- **GIVEN EXERCISE**
Omit all images, then return the remaining material exactly as it stands.

- **DATASET EXTRACT**
----------
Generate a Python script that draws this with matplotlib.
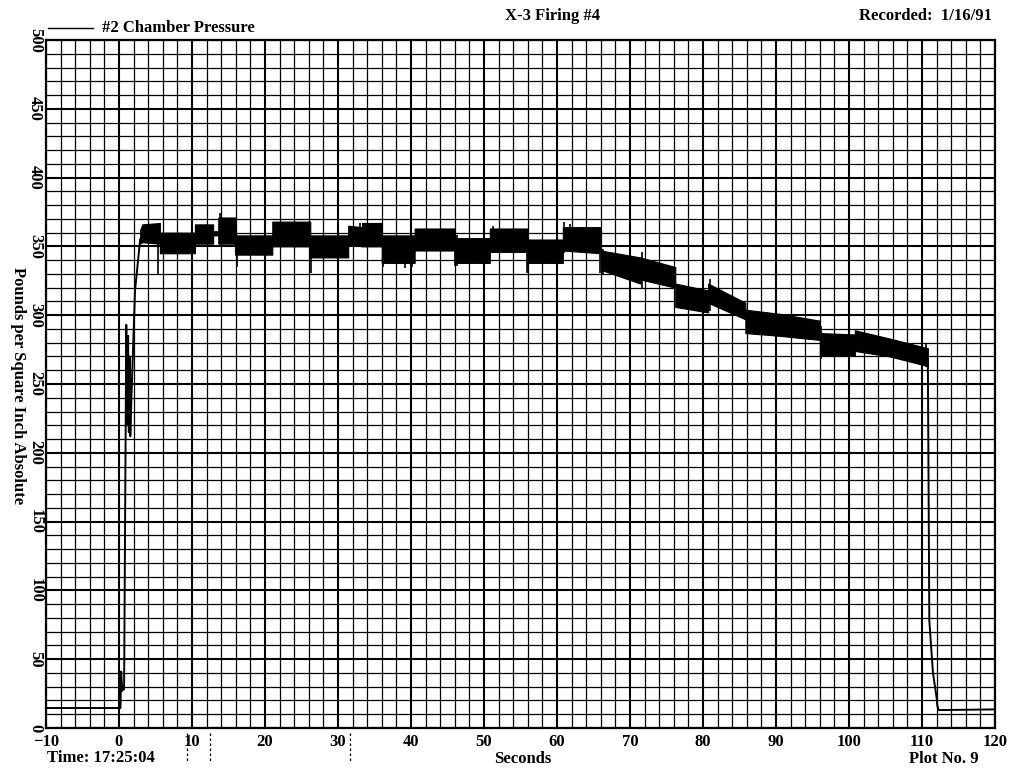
import numpy as np
import matplotlib
matplotlib.use("Agg")
import matplotlib.pyplot as plt
from matplotlib.ticker import MultipleLocator
from matplotlib.transforms import blended_transform_factory

plt.rcParams['font.family'] = ['Liberation Serif', 'DejaVu Serif']

# start-up trace (thin line): seconds, psia
start_t = [-10, 0.2, 0.3, 0.45, 0.55, 0.7, 1.0, 1.1, 1.25, 1.35, 1.45, 1.55, 1.7, 2.2, 2.9]
start_p = [14.5, 14.5, 41, 27, 30, 28, 293, 220, 285, 215, 270, 212, 240, 318, 355]

# noisy firing band: time, lower edge, upper edge
band_t = [2.9, 3.2, 5.6, 5.6, 10.4, 10.4, 12.9, 12.9, 13.6, 13.6, 15.9, 15.9, 21.0, 21.0,
          26.2, 26.2, 31.4, 31.4, 33.3, 33.3, 36.0, 36.0, 40.5, 40.5, 46.0, 46.0, 50.8,
          50.8, 55.9, 55.9, 60.8, 60.8, 66.0, 66.0, 71.4, 71.4, 76.2, 76.2, 80.7, 80.7,
          85.8, 85.8, 90.5, 96.0, 96.0, 100.8, 100.8, 105.6, 110.8]
band_lo = [352, 353, 352, 345, 345, 352, 352, 358, 358, 352, 352, 344, 344, 350,
           350, 342, 342, 352, 350, 350, 350, 338, 338, 347, 347, 338, 338,
           346, 346, 338, 338, 347, 345, 333, 323, 326, 320, 306, 302, 309,
           297, 287, 285, 282, 271, 271, 274, 270, 263]
band_hi = [362, 366, 367, 360, 360, 366, 366, 361, 361, 371, 371, 358, 358, 368,
           368, 358, 358, 365, 364, 367, 367, 358, 358, 363, 363, 356, 356,
           363, 363, 355, 355, 364, 364, 347, 342, 342, 335, 323, 318, 323,
           309, 304, 301, 296, 287, 286, 289, 283, 276]

# single spikes poking out of the band
spike_t = [5.4, 13.8, 16.1, 26.3, 33.0, 36.2, 39.2, 40.1, 46.0, 46.3, 51.2, 55.9,
           56.0, 61.0, 61.8, 65.9, 66.3, 71.6, 81.0, 96.2, 110.6]
spike_lo = [329, 360, 335, 331, 355, 335, 334, 335, 336, 336, 350, 331,
            332, 345, 350, 331, 330, 320, 303, 268, 262]
spike_hi = [362, 374, 352, 352, 367, 355, 356, 352, 350, 358, 365, 350,
            352, 368, 366, 350, 348, 346, 326, 292, 280]

# shutdown trace
end_t = [110.8, 111.0, 111.5, 112.0, 112.1, 112.3, 120]
end_p = [268, 78, 40, 22, 16, 13, 13.5]

# event marks below the time axis
mark_t = [9.3, 12.5, 31.6]

fig = plt.figure(figsize=(10.24, 7.78), dpi=100)
ax = fig.add_axes([0.0449, 0.0643, 0.9268, 0.8843])

ax.set_xlim(-10, 120)
ax.set_ylim(0, 500)
ax.xaxis.set_major_locator(MultipleLocator(10))
ax.xaxis.set_minor_locator(MultipleLocator(2))
ax.yaxis.set_major_locator(MultipleLocator(50))
ax.yaxis.set_minor_locator(MultipleLocator(10))
ax.grid(which='major', color='black', lw=1.5)
ax.grid(which='minor', color='black', lw=0.9)
ax.tick_params(which='both', length=0, pad=4)
ax.tick_params(axis='x', labelsize=12)
ax.tick_params(axis='y', labelsize=12, pad=2)
for lab in ax.get_xticklabels():
    lab.set_fontweight('bold')
for lab in ax.get_yticklabels():
    lab.set_rotation(270)
    lab.set_fontweight('bold')
    lab.set_va('center')
for s in ax.spines.values():
    s.set_linewidth(1.6)

ax.plot(start_t, start_p, color='black', lw=1.4)
ax.fill_between(band_t, band_lo, band_hi, color='black', lw=0.8, edgecolor='black')
ax.vlines(spike_t, spike_lo, spike_hi, color='black', lw=1.2)
ax.plot(end_t, end_p, color='black', lw=1.4)

trans = blended_transform_factory(ax.transData, ax.transAxes)
for t in mark_t:
    ax.plot([t, t], [-0.007, -0.049], color='black', lw=0.9, ls=(0, (2, 2)),
            transform=trans, clip_on=False)

fig.text(0.0176, 0.505, 'Pounds per Square Inch Absolute', rotation=270, fontsize=12,
         fontweight='bold', va='center', ha='center')

fig.add_artist(plt.Line2D([0.047, 0.091], [0.964, 0.964], color='black', lw=1.0))
fig.text(0.100, 0.964, '#2 Chamber Pressure', fontsize=12, fontweight='bold', va='center')
fig.text(0.54, 0.980, 'X-3 Firing #4', fontsize=12, fontweight='bold', va='center', ha='center')
fig.text(0.969, 0.980, 'Recorded:  1/16/91', fontsize=12, fontweight='bold', va='center', ha='right')
fig.text(0.046, 0.026, 'Time: 17:25:04', fontsize=12, fontweight='bold', va='center')
fig.text(0.510, 0.025, 'Seconds', fontsize=12, fontweight='bold', va='center', ha='center')
fig.text(0.956, 0.025, 'Plot No. 9', fontsize=12, fontweight='bold', va='center', ha='right')

fig.savefig('out.png', dpi=100, facecolor='white')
----------
- **FINISHED EXERCISE**
Generate a Python script that draws this with matplotlib.
import numpy as np
import matplotlib
matplotlib.use("Agg")
import matplotlib.pyplot as plt
from matplotlib.ticker import MultipleLocator
from matplotlib.transforms import blended_transform_factory

plt.rcParams['font.family'] = ['Liberation Serif', 'DejaVu Serif']

# start-up trace (thin line): seconds, psia
start_t = [-10, 0.2, 0.3, 0.45, 0.55, 0.7, 1.0, 1.1, 1.25, 1.35, 1.45, 1.55, 1.7, 2.2, 2.9]
start_p = [14.5, 14.5, 41, 27, 30, 28, 293, 220, 285, 215, 270, 212, 240, 318, 355]

# noisy firing band: time, lower edge, upper edge
band_t = [2.9, 3.2, 5.6, 5.6, 10.4, 10.4, 12.9, 12.9, 13.6, 13.6, 15.9, 15.9, 21.0, 21.0,
          26.2, 26.2, 31.4, 31.4, 33.3, 33.3, 36.0, 36.0, 40.5, 40.5, 46.0, 46.0, 50.8,
          50.8, 55.9, 55.9, 60.8, 60.8, 66.0, 66.0, 71.4, 71.4, 76.2, 76.2, 80.7, 80.7,
          85.8, 85.8, 90.5, 96.0, 96.0, 100.8, 100.8, 105.6, 110.8]
band_lo = [352, 353, 352, 345, 345, 352, 352, 358, 358, 352, 352, 344, 344, 350,
           350, 342, 342, 352, 350, 350, 350, 338, 338, 347, 347, 338, 338,
           346, 346, 338, 338, 347, 345, 333, 323, 326, 320, 306, 302, 309,
           297, 287, 285, 282, 271, 271, 274, 270, 263]
band_hi = [362, 366, 367, 360, 360, 366, 366, 361, 361, 371, 371, 358, 358, 368,
           368, 358, 358, 365, 364, 367, 367, 358, 358, 363, 363, 356, 356,
           363, 363, 355, 355, 364, 364, 347, 342, 342, 335, 323, 318, 323,
           309, 304, 301, 296, 287, 286, 289, 283, 276]

# single spikes poking out of the band
spike_t = [5.4, 13.8, 16.1, 26.3, 33.0, 36.2, 39.2, 40.1, 46.0, 46.3, 51.2, 55.9,
           56.0, 61.0, 61.8, 65.9, 66.3, 71.6, 81.0, 96.2, 110.6]
spike_lo = [329, 360, 335, 331, 355, 335, 334, 335, 336, 336, 350, 331,
            332, 345, 350, 331, 330, 320, 303, 268, 262]
spike_hi = [362, 374, 352, 352, 367, 355, 356, 352, 350, 358, 365, 350,
            352, 368, 366, 350, 348, 346, 326, 292, 280]

# shutdown trace
end_t = [110.8, 111.0, 111.5, 112.0, 112.1, 112.3, 120]
end_p = [268, 78, 40, 22, 16, 13, 13.5]

# event marks below the time axis
mark_t = [9.3, 12.5, 31.6]

fig = plt.figure(figsize=(10.24, 7.78), dpi=100)
ax = fig.add_axes([0.0449, 0.0643, 0.9268, 0.8843])

ax.set_xlim(-10, 120)
ax.set_ylim(0, 500)
ax.xaxis.set_major_locator(MultipleLocator(10))
ax.xaxis.set_minor_locator(MultipleLocator(2))
ax.yaxis.set_major_locator(MultipleLocator(50))
ax.yaxis.set_minor_locator(MultipleLocator(10))
ax.grid(which='major', color='black', lw=1.5)
ax.grid(which='minor', color='black', lw=0.9)
ax.tick_params(which='both', length=0, pad=4)
ax.tick_params(axis='x', labelsize=12)
ax.tick_params(axis='y', labelsize=12, pad=2)
for lab in ax.get_xticklabels():
    lab.set_fontweight('bold')
for lab in ax.get_yticklabels():
    lab.set_rotation(270)
    lab.set_fontweight('bold')
    lab.set_va('center')
for s in ax.spines.values():
    s.set_linewidth(1.6)

ax.plot(start_t, start_p, color='black', lw=1.4)
ax.fill_between(band_t, band_lo, band_hi, color='black', lw=0.8, edgecolor='black')
ax.vlines(spike_t, spike_lo, spike_hi, color='black', lw=1.2)
ax.plot(end_t, end_p, color='black', lw=1.4)

trans = blended_transform_factory(ax.transData, ax.transAxes)
for t in mark_t:
    ax.plot([t, t], [-0.007, -0.049], color='black', lw=0.9, ls=(0, (2, 2)),
            transform=trans, clip_on=False)

fig.text(0.0176, 0.505, 'Pounds per Square Inch Absolute', rotation=270, fontsize=12,
         fontweight='bold', va='center', ha='center')

fig.add_artist(plt.Line2D([0.047, 0.091], [0.964, 0.964], color='black', lw=1.0))
fig.text(0.100, 0.964, '#2 Chamber Pressure', fontsize=12, fontweight='bold', va='center')
fig.text(0.54, 0.980, 'X-3 Firing #4', fontsize=12, fontweight='bold', va='center', ha='center')
fig.text(0.969, 0.980, 'Recorded:  1/16/91', fontsize=12, fontweight='bold', va='center', ha='right')
fig.text(0.046, 0.026, 'Time: 17:25:04', fontsize=12, fontweight='bold', va='center')
fig.text(0.510, 0.025, 'Seconds', fontsize=12, fontweight='bold', va='center', ha='center')
fig.text(0.956, 0.025, 'Plot No. 9', fontsize=12, fontweight='bold', va='center', ha='right')

fig.savefig('out.png', dpi=100, facecolor='white')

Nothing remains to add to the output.